**Given request:** Write the data below out exactly as it stands. Do not include the pictures.

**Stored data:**

◇ ◇ ◇ ◇ ◇ ◇ ◇

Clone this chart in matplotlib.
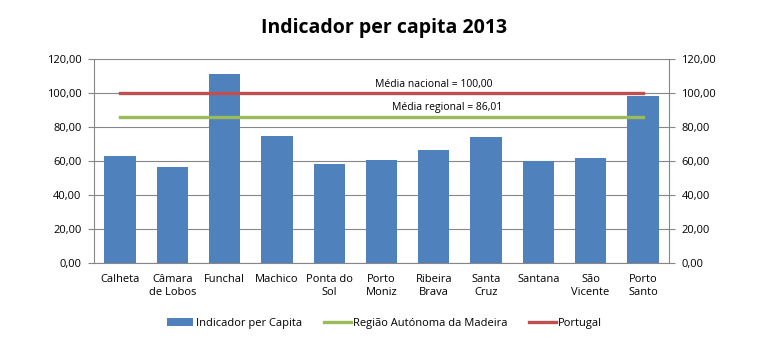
import numpy as np
import matplotlib.pyplot as plt

plt.rcParams['font.family'] = ['Open Sans', 'DejaVu Sans']

municipios = ["Calheta", "Câmara\nde Lobos", "Funchal", "Machico", "Ponta do\nSol",
              "Porto\nMoniz", "Ribeira\nBrava", "Santa\nCruz", "Santana", "São\nVicente",
              "Porto\nSanto"]
indicador = [62.9, 56.6, 111.2, 74.8, 58.3, 60.7, 66.6, 74.2, 60.0, 61.6, 98.3]
media_regional = 86.01
media_nacional = 100.00

fig = plt.figure(figsize=(7.69, 3.44), dpi=100)
ax = fig.add_axes([0.1222, 0.2355, 0.7478, 0.593])

x = np.arange(len(municipios))
b = ax.bar(x, indicador, width=0.6, color="#4F81BD", label="Indicador per Capita", zorder=2)
l1, = ax.plot([x[0], x[-1]], [media_regional] * 2, color="#9BBB59", lw=2.4,
              label="Região Autónoma da Madeira", zorder=3)
l2, = ax.plot([x[0], x[-1]], [media_nacional] * 2, color="#C0504D", lw=2.4,
              label="Portugal", zorder=3)

ax.text(6.0, media_nacional + 2, "Média nacional = 100,00", ha="center", va="bottom", fontsize=7.5)
ax.text(6.25, media_regional + 2, "Média regional = 86,01", ha="center", va="bottom", fontsize=7.5)

ax.set_xlim(-0.5, len(municipios) - 0.5)
ax.set_ylim(0, 120)
yt = np.arange(0, 121, 20)
ax.set_yticks(yt)
ax.set_yticklabels([f"{v:.2f}".replace(".", ",") for v in yt], fontsize=8)
ax.yaxis.grid(True, color="#868686", lw=0.8, zorder=0)
ax.set_xticks(x)
ax.set_xticklabels(municipios, fontsize=8)
ax.tick_params(axis="x", length=0, pad=8)
ax.tick_params(axis="y", direction="out", length=4, color="#868686", pad=5)
for s in ["top", "right"]:
    ax.spines[s].set_visible(False)
for s in ["left", "bottom"]:
    ax.spines[s].set_color("#868686")

ax2 = ax.twinx()
ax2.set_ylim(0, 120)
ax2.set_yticks(yt)
ax2.set_yticklabels([f"{v:.2f}".replace(".", ",") for v in yt], fontsize=8)
ax2.tick_params(axis="y", direction="out", length=4, color="#868686", pad=5)
for s in ["top", "left", "bottom"]:
    ax2.spines[s].set_visible(False)
ax2.spines["right"].set_color("#868686")

fig.text(0.5, 0.92, "Indicador per capita 2013", ha="center", va="center",
         fontsize=14, fontweight="bold")

fig.legend(handles=[b, l1, l2], loc="center", bbox_to_anchor=(0.5, 0.06), ncol=3,
           frameon=False, fontsize=8, handlelength=2.4, columnspacing=2.0, handletextpad=0.2)

fig.savefig("out.png", dpi=100)
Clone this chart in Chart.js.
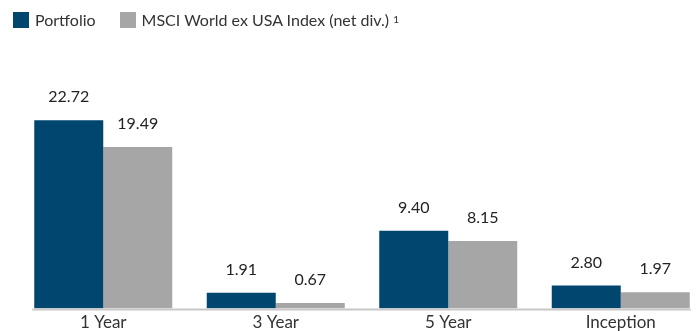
<!DOCTYPE html>
<html>
<head>
<meta charset="utf-8">
<script src="https://cdn.jsdelivr.net/npm/chart.js@4/dist/chart.umd.min.js"></script>
<style>
  html, body { margin: 0; padding: 0; background: #fff; overflow: hidden; }
  body { width: 696px; height: 331px; position: relative; font-family: Lato, "Noto Sans", sans-serif; }
  #wrap { position: absolute; left: 0; top: 0; width: 707px; height: 331px; }
  .legend { position: absolute; left: 13px; top: 10px; display: flex; align-items: center; font-size: 16px; color: #333; }
  .legend .item { display: flex; align-items: center; margin-right: 24px; }
  .legend .box { width: 16px; height: 16px; margin-right: 6px; }
  .legend sup { font-size: 10px; margin-left: 4px; position: relative; top: -1px; }
</style>
</head>
<body>
<div id="wrap"><canvas id="myChart" width="707" height="331"></canvas></div>
<div class="legend" id="legend"></div>
<script>
const categories = ['1 Year', '3 Year', '5 Year', 'Inception'];
const portfolio = [22.72, 1.91, 9.40, 2.80];
const msciIndex = [19.49, 0.67, 8.15, 1.97];
const seriesNames = ['Portfolio', 'MSCI World ex USA Index (net div.)'];
const seriesColors = ['#00466f', '#a6a6a7'];

const legendElement = document.getElementById('legend');
seriesNames.forEach((name, i) => {
    const note = i == 1 ? '<sup>1</sup>' : '';
    legendElement.innerHTML += `
        <div class="item">
            <div class="box" style="background:${seriesColors[i]}"></div>
            <span>${name}</span>${note}
        </div>
    `;
});

// values above each bar and the grey base line under the groups
const barLabels = {
    id: 'barLabels',
    afterDatasetsDraw(chart) {
        const ctx = chart.ctx;
        ctx.save();
        ctx.font = '16px Lato, "Noto Sans", sans-serif';
        ctx.fillStyle = '#222';
        ctx.textAlign = 'center';
        ctx.textBaseline = 'bottom';
        chart.data.datasets.forEach((ds, i) => {
            chart.getDatasetMeta(i).data.forEach((bar, j) => {
                ctx.fillText(ds.data[j].toFixed(2), bar.x, bar.y - 15);
            });
        });

        const first = chart.getDatasetMeta(0).data[0];
        const lastMeta = chart.getDatasetMeta(chart.data.datasets.length - 1);
        const last = lastMeta.data[lastMeta.data.length - 1];
        const y = chart.scales.y.getPixelForValue(0);
        ctx.strokeStyle = '#c8c8c8';
        ctx.lineWidth = 2;
        ctx.beginPath();
        ctx.moveTo(first.x - first.width / 2 - 2, y + 1);
        ctx.lineTo(last.x + last.width / 2 + 1, y + 1);
        ctx.stroke();
        ctx.restore();
    }
};

var config = {
    type: 'bar',
    data: {
        labels: categories,
        datasets: [{
            label: seriesNames[0],
            data: portfolio,
            backgroundColor: seriesColors[0],
            categoryPercentage: 0.8,
            barPercentage: 1.0
        }, {
            label: seriesNames[1],
            data: msciIndex,
            backgroundColor: seriesColors[1],
            categoryPercentage: 0.8,
            barPercentage: 1.0
        }]
    },
    options: {
        animation: { duration: 0 },
        responsive: false,
        layout: { padding: { left: 17, right: 0, top: 60, bottom: -6 } },
        plugins: {
            legend: { display: false },
            tooltip: { enabled: false }
        },
        scales: {
            x: {
                grid: { display: false, drawTicks: false },
                border: { display: false },
                ticks: {
                    color: '#333',
                    padding: 4,
                    font: { family: 'Lato, "Noto Sans", sans-serif', size: 17 }
                }
            },
            y: {
                display: false,
                min: 0,
                max: 30
            }
        }
    },
    plugins: [barLabels]
};

var ctx = document.getElementById('myChart').getContext('2d');
window.myBar = new Chart(ctx, config);
</script>
</body>
</html>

◇ ◇ ◇ ◇ ◇ ◇ ◇

**Completed exercise:**
Clone this chart in matplotlib.
import numpy as np
import matplotlib.pyplot as plt

plt.rcParams['font.family'] = ['Open Sans', 'DejaVu Sans']

municipios = ["Calheta", "Câmara\nde Lobos", "Funchal", "Machico", "Ponta do\nSol",
              "Porto\nMoniz", "Ribeira\nBrava", "Santa\nCruz", "Santana", "São\nVicente",
              "Porto\nSanto"]
indicador = [62.9, 56.6, 111.2, 74.8, 58.3, 60.7, 66.6, 74.2, 60.0, 61.6, 98.3]
media_regional = 86.01
media_nacional = 100.00

fig = plt.figure(figsize=(7.69, 3.44), dpi=100)
ax = fig.add_axes([0.1222, 0.2355, 0.7478, 0.593])

x = np.arange(len(municipios))
b = ax.bar(x, indicador, width=0.6, color="#4F81BD", label="Indicador per Capita", zorder=2)
l1, = ax.plot([x[0], x[-1]], [media_regional] * 2, color="#9BBB59", lw=2.4,
              label="Região Autónoma da Madeira", zorder=3)
l2, = ax.plot([x[0], x[-1]], [media_nacional] * 2, color="#C0504D", lw=2.4,
              label="Portugal", zorder=3)

ax.text(6.0, media_nacional + 2, "Média nacional = 100,00", ha="center", va="bottom", fontsize=7.5)
ax.text(6.25, media_regional + 2, "Média regional = 86,01", ha="center", va="bottom", fontsize=7.5)

ax.set_xlim(-0.5, len(municipios) - 0.5)
ax.set_ylim(0, 120)
yt = np.arange(0, 121, 20)
ax.set_yticks(yt)
ax.set_yticklabels([f"{v:.2f}".replace(".", ",") for v in yt], fontsize=8)
ax.yaxis.grid(True, color="#868686", lw=0.8, zorder=0)
ax.set_xticks(x)
ax.set_xticklabels(municipios, fontsize=8)
ax.tick_params(axis="x", length=0, pad=8)
ax.tick_params(axis="y", direction="out", length=4, color="#868686", pad=5)
for s in ["top", "right"]:
    ax.spines[s].set_visible(False)
for s in ["left", "bottom"]:
    ax.spines[s].set_color("#868686")

ax2 = ax.twinx()
ax2.set_ylim(0, 120)
ax2.set_yticks(yt)
ax2.set_yticklabels([f"{v:.2f}".replace(".", ",") for v in yt], fontsize=8)
ax2.tick_params(axis="y", direction="out", length=4, color="#868686", pad=5)
for s in ["top", "left", "bottom"]:
    ax2.spines[s].set_visible(False)
ax2.spines["right"].set_color("#868686")

fig.text(0.5, 0.92, "Indicador per capita 2013", ha="center", va="center",
         fontsize=14, fontweight="bold")

fig.legend(handles=[b, l1, l2], loc="center", bbox_to_anchor=(0.5, 0.06), ncol=3,
           frameon=False, fontsize=8, handlelength=2.4, columnspacing=2.0, handletextpad=0.2)

fig.savefig("out.png", dpi=100)
Clone this chart in Chart.js.
<!DOCTYPE html>
<html>
<head>
<meta charset="utf-8">
<script src="https://cdn.jsdelivr.net/npm/chart.js@4/dist/chart.umd.min.js"></script>
<style>
  html, body { margin: 0; padding: 0; background: #fff; overflow: hidden; }
  body { width: 696px; height: 331px; position: relative; font-family: Lato, "Noto Sans", sans-serif; }
  #wrap { position: absolute; left: 0; top: 0; width: 707px; height: 331px; }
  .legend { position: absolute; left: 13px; top: 10px; display: flex; align-items: center; font-size: 16px; color: #333; }
  .legend .item { display: flex; align-items: center; margin-right: 24px; }
  .legend .box { width: 16px; height: 16px; margin-right: 6px; }
  .legend sup { font-size: 10px; margin-left: 4px; position: relative; top: -1px; }
</style>
</head>
<body>
<div id="wrap"><canvas id="myChart" width="707" height="331"></canvas></div>
<div class="legend" id="legend"></div>
<script>
const categories = ['1 Year', '3 Year', '5 Year', 'Inception'];
const portfolio = [22.72, 1.91, 9.40, 2.80];
const msciIndex = [19.49, 0.67, 8.15, 1.97];
const seriesNames = ['Portfolio', 'MSCI World ex USA Index (net div.)'];
const seriesColors = ['#00466f', '#a6a6a7'];

const legendElement = document.getElementById('legend');
seriesNames.forEach((name, i) => {
    const note = i == 1 ? '<sup>1</sup>' : '';
    legendElement.innerHTML += `
        <div class="item">
            <div class="box" style="background:${seriesColors[i]}"></div>
            <span>${name}</span>${note}
        </div>
    `;
});

// values above each bar and the grey base line under the groups
const barLabels = {
    id: 'barLabels',
    afterDatasetsDraw(chart) {
        const ctx = chart.ctx;
        ctx.save();
        ctx.font = '16px Lato, "Noto Sans", sans-serif';
        ctx.fillStyle = '#222';
        ctx.textAlign = 'center';
        ctx.textBaseline = 'bottom';
        chart.data.datasets.forEach((ds, i) => {
            chart.getDatasetMeta(i).data.forEach((bar, j) => {
                ctx.fillText(ds.data[j].toFixed(2), bar.x, bar.y - 15);
            });
        });

        const first = chart.getDatasetMeta(0).data[0];
        const lastMeta = chart.getDatasetMeta(chart.data.datasets.length - 1);
        const last = lastMeta.data[lastMeta.data.length - 1];
        const y = chart.scales.y.getPixelForValue(0);
        ctx.strokeStyle = '#c8c8c8';
        ctx.lineWidth = 2;
        ctx.beginPath();
        ctx.moveTo(first.x - first.width / 2 - 2, y + 1);
        ctx.lineTo(last.x + last.width / 2 + 1, y + 1);
        ctx.stroke();
        ctx.restore();
    }
};

var config = {
    type: 'bar',
    data: {
        labels: categories,
        datasets: [{
            label: seriesNames[0],
            data: portfolio,
            backgroundColor: seriesColors[0],
            categoryPercentage: 0.8,
            barPercentage: 1.0
        }, {
            label: seriesNames[1],
            data: msciIndex,
            backgroundColor: seriesColors[1],
            categoryPercentage: 0.8,
            barPercentage: 1.0
        }]
    },
    options: {
        animation: { duration: 0 },
        responsive: false,
        layout: { padding: { left: 17, right: 0, top: 60, bottom: -6 } },
        plugins: {
            legend: { display: false },
            tooltip: { enabled: false }
        },
        scales: {
            x: {
                grid: { display: false, drawTicks: false },
                border: { display: false },
                ticks: {
                    color: '#333',
                    padding: 4,
                    font: { family: 'Lato, "Noto Sans", sans-serif', size: 17 }
                }
            },
            y: {
                display: false,
                min: 0,
                max: 30
            }
        }
    },
    plugins: [barLabels]
};

var ctx = document.getElementById('myChart').getContext('2d');
window.myBar = new Chart(ctx, config);
</script>
</body>
</html>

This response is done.